A FixedMap is underpinned by three Java structures:

• keys: An array of keys: type AtomicValue[].
• values: An array of values: type GroundedValue[].
• index: A map from atomic match keys to integers: type Map<AtomicMatchKey, Integer>>. Note that this map doesn't need to be ordered. The class AtomicMatchKey is a surrogate for an XDM atomic value whose Java equals() method respects the XDM equality semantics: for example, if the key is an xs:string then the AtomicMatchKey is an instance of Saxon's UnicodeString class.

The basic operations on XDM maps are simply and efficiently implemented as follows:

• Get the value corresponding to a given key: set i = index.get(key); return if i == null then null else values[i].
• Get all keys in map order: iterate over keys.
• Get all values in map order: iterate over values.

The new operations required to support JNode navigation can also be efficiently implemented:

• Determine which of two entries with keys X and Y is first in document order: compare index.get(X) with index.get(Y) (an integer comparison).
• Get preceding or following siblings of an entry with key X: find index.get(X) and then iterate forwards or backwards in the keys and values arrays from this integer offset.

All very straightforward. Now, what about map:put and map:remove?

When one of these operations occurs, I propose to copy the FixedMap to an ExtensibleMap. This will have a very similar structure to the FixedMap, except that:

• The arrays of keys and values are replaced by immutable lists of keys and values. I propose to implement these immutable lists using the existing Saxon class ZenoChain. This is described in a previous blog. This uses the same logic as the ZenoString which I introduced in a 2021 Balisage paper. It provides efficient support for getting an entry at a particular integer offset, and for appending individual entries at the end of the list: therefore for map:get and map:put.
• The map from AtomicMatchKey to Integer is replaced by an immutable map. There are plenty of implementations available (we could revert to the Michael Froh implementation used in earlier Saxon releases), because there is no need for this structure to support ordering.

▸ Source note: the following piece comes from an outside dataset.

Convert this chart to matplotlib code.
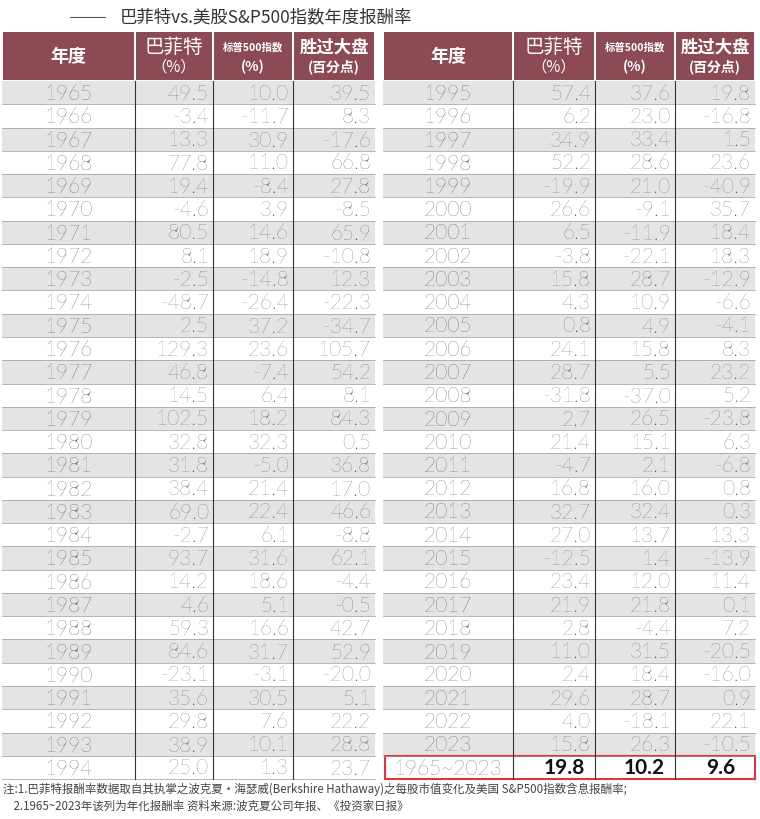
import matplotlib.pyplot as plt
from matplotlib import font_manager
from matplotlib.patches import Rectangle

# find an installed CJK font
cjk = "Noto Sans CJK SC"
names = sorted({f.name for f in font_manager.fontManager.ttflist})
for nm in ["Noto Sans CJK SC", "Noto Sans CJK JP", "Noto Sans CJK TC", "Noto Sans CJK KR"]:
    if nm in names:
        cjk = nm
        break
else:
    for nm in names:
        if "CJK" in nm:
            cjk = nm
            break
plt.rcParams["font.family"] = [cjk, "DejaVu Sans"]
NUMF = "Lato" if "Lato" in names else cjk

years = list(range(1965, 2024))
buffett = [49.5, -3.4, 13.3, 77.8, 19.4, -4.6, 80.5, 8.1, -2.5, -48.7,
           2.5, 129.3, 46.8, 14.5, 102.5, 32.8, 31.8, 38.4, 69.0, -2.7,
           93.7, 14.2, 4.6, 59.3, 84.6, -23.1, 35.6, 29.8, 38.9, 25.0,
           57.4, 6.2, 34.9, 52.2, -19.9, 26.6, 6.5, -3.8, 15.8, 4.3,
           0.8, 24.1, 28.7, -31.8, 2.7, 21.4, -4.7, 16.8, 32.7, 27.0,
           -12.5, 23.4, 21.9, 2.8, 11.0, 2.4, 29.6, 4.0, 15.8]
sp500 = [10.0, -11.7, 30.9, 11.0, -8.4, 3.9, 14.6, 18.9, -14.8, -26.4,
         37.2, 23.6, -7.4, 6.4, 18.2, 32.3, -5.0, 21.4, 22.4, 6.1,
         31.6, 18.6, 5.1, 16.6, 31.7, -3.1, 30.5, 7.6, 10.1, 1.3,
         37.6, 23.0, 33.4, 28.6, 21.0, -9.1, -11.9, -22.1, 28.7, 10.9,
         4.9, 15.8, 5.5, -37.0, 26.5, 15.1, 2.1, 16.0, 32.4, 13.7,
         1.4, 12.0, 21.8, -4.4, 31.5, 18.4, 28.7, -18.1, 26.3]
beat = [39.5, 8.3, -17.6, 66.8, 27.8, -8.5, 65.9, -10.8, 12.3, -22.3,
        -34.7, 105.7, 54.2, 8.1, 84.3, 0.5, 36.8, 17.0, 46.6, -8.8,
        62.1, -4.4, -0.5, 42.7, 52.9, -20.0, 5.1, 22.2, 28.8, 23.7,
        19.8, -16.8, 1.5, 23.6, -40.9, 35.7, 18.4, 18.3, -12.9, -6.6,
        -4.1, 8.3, 23.2, 5.2, -23.8, 6.3, -6.8, 0.8, 0.3, 13.3,
        -13.9, 11.4, 0.1, 7.2, -20.5, -16.0, 0.9, 22.1, -10.5]
summary = ["1965~2023", "19.8", "10.2", "9.6"]

title = "巴菲特vs.美股S&P500指数年度报酬率"
note1 = "注:1.巴菲特报酬率数据取自其执掌之波克夏・海瑟威(Berkshire Hathaway)之每股市值变化及美国 S&P500指数含息报酬率;"
note2 = "    2.1965~2023年该列为年化报酬率 资料来源:波克夏公司年报、《投资家日报》"

HEAD = "#8c4a55"
GRAY = "#e4e4e4"
TXT = "#222222"

fig = plt.figure(figsize=(7.6, 8.19), dpi=100)
ax = fig.add_axes([0, 0, 1, 1])
ax.set_xlim(0, 760)
ax.set_ylim(819, 0)
ax.axis("off")

ax.plot([70, 105], [17, 17], color="#555555", lw=0.8)
ax.text(120, 17, title, fontsize=12.5, va="center", color="#333333")

top, head_h, row_h = 32, 49, 23.27
tables = [(2, [2, 135, 213, 293, 375], 0, 30), (383, [383, 513, 595, 675, 755], 30, 29)]

for x0, cols, start, n in tables:
    for c in range(4):
        ax.add_patch(Rectangle((cols[c] + 1, top), cols[c + 1] - cols[c] - 2, head_h - 1,
                               color=HEAD, lw=0))
    cx = [(cols[i] + cols[i + 1]) / 2 for i in range(4)]
    ax.text(cx[0], top + head_h / 2, "年度", color="white", fontsize=13, weight="bold",
            ha="center", va="center")
    ax.text(cx[1], top + 15, "巴菲特", color="white", fontsize=14, ha="center", va="center")
    ax.text(cx[1], top + 35, "（%）", color="white", fontsize=11, ha="center", va="center")
    ax.text(cx[2], top + 15, "标普500指数", color="white", fontsize=7.5, weight="bold",
            ha="center", va="center")
    ax.text(cx[2], top + 35, "(%)", color="white", fontsize=10, weight="bold", ha="center", va="center")
    ax.text(cx[3], top + 15, "胜过大盘", color="white", fontsize=12.5, weight="bold",
            ha="center", va="center")
    ax.text(cx[3], top + 35, "(百分点)", color="white", fontsize=10, weight="bold",
            ha="center", va="center")
    y = top + head_h
    for i in range(n):
        k = start + i
        if i % 2 == 0:
            ax.add_patch(Rectangle((cols[0], y), cols[4] - cols[0], row_h, color=GRAY, lw=0))
        ax.plot([cols[0], cols[4]], [y + row_h, y + row_h], color="#9a9a9a", lw=0.5)
        yc = y + row_h / 2 + 1
        ax.text(cx[0], yc, str(years[k]), fontsize=15, ha="center", va="center",
                color=TXT, family=NUMF, weight="light")
        for c, v in zip((1, 2, 3), (buffett[k], sp500[k], beat[k])):
            ax.text(cols[c + 1] - 4, yc, f"{v:.1f}", fontsize=15, ha="right", va="center",
                    color="#444444", family=NUMF, weight="light")
        y += row_h
    if n == 29:
        yc = y + row_h / 2 + 1
        ax.text(cx[0], yc, summary[0], fontsize=15, ha="center", va="center", color=TXT,
                family=NUMF, weight="light")
        for c in (1, 2, 3):
            ax.text(cols[c + 1] - 10 if c < 3 else cols[c + 1] - 20, yc, summary[c],
                    fontsize=15, ha="right", va="center", color="#111111", weight="bold",
                    family=NUMF)
        ax.add_patch(Rectangle((cols[0] + 2, y), cols[4] - cols[0] - 2, row_h,
                               fill=False, ec="#d9363e", lw=1.5))
        y += row_h
    for c in (1, 2, 3):
        ax.plot([cols[c], cols[c]], [top + head_h, y], color="#333333", lw=0.8)

ax.text(3, 789, note1, fontsize=8.3, va="center", color="#444444")
ax.text(3, 806, note2, fontsize=8.3, va="center", color="#444444")

fig.savefig("out.png", dpi=100)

The design relies on the fact that adding or removing entries to the map does not change the integer offset of existing entries. That's fine for map:put, which always puts new entries at the end (in terms of map ordering). To support map:remove, I propose to keep a separate list holding the integer offsets of map entries that have been removed; a traversal of the map keys or arrays needs to check this list and skip an entry if it is present. When the number of removed entries exceeds some threshold (a rare event) we can rebuild the map from scratch.

The new design looks as if all the main operations perform in constant or logarithmic time, with traversal of the map in linear time; and it seems to be reasonably economical in terms of memory usage.

The design allows the use of an optimization whereby the index (from atomic match keys to integer offsets) is built lazily, the first time map:get is called. This is useful when processing JSON, because it's likely that many maps constructed during JSON parsing will either be copied unchanged to the transformation output, or will never be referenced at all, so the work needed to construct an index can be saved (it's still necessary to check for duplicate keys, but this can be done cheaply with a simple Bloom filter).

We currently have an optimized implementation of maps for cases where all the keys are known in advance to be instances of xs:string. This can potentially save a bit of space because in place of the StringValue representing each string-valued key, we can simply store the underlying UnicodeString. This saves holding the wrapper object and the type annotation, which can be significant in the case of very large maps.

One of the benefits of this design is that it reduces our dependencies on third-party code, which in turn simplifies porting Saxon across different platforms, and transpiling to C# for the .NET platform. In the current Saxon 13 code base, we're not only dependent on the VAVR library, but we're actually dependent on a fork of that library that uses a different implentation of linked hash maps, to avoid a performance bug.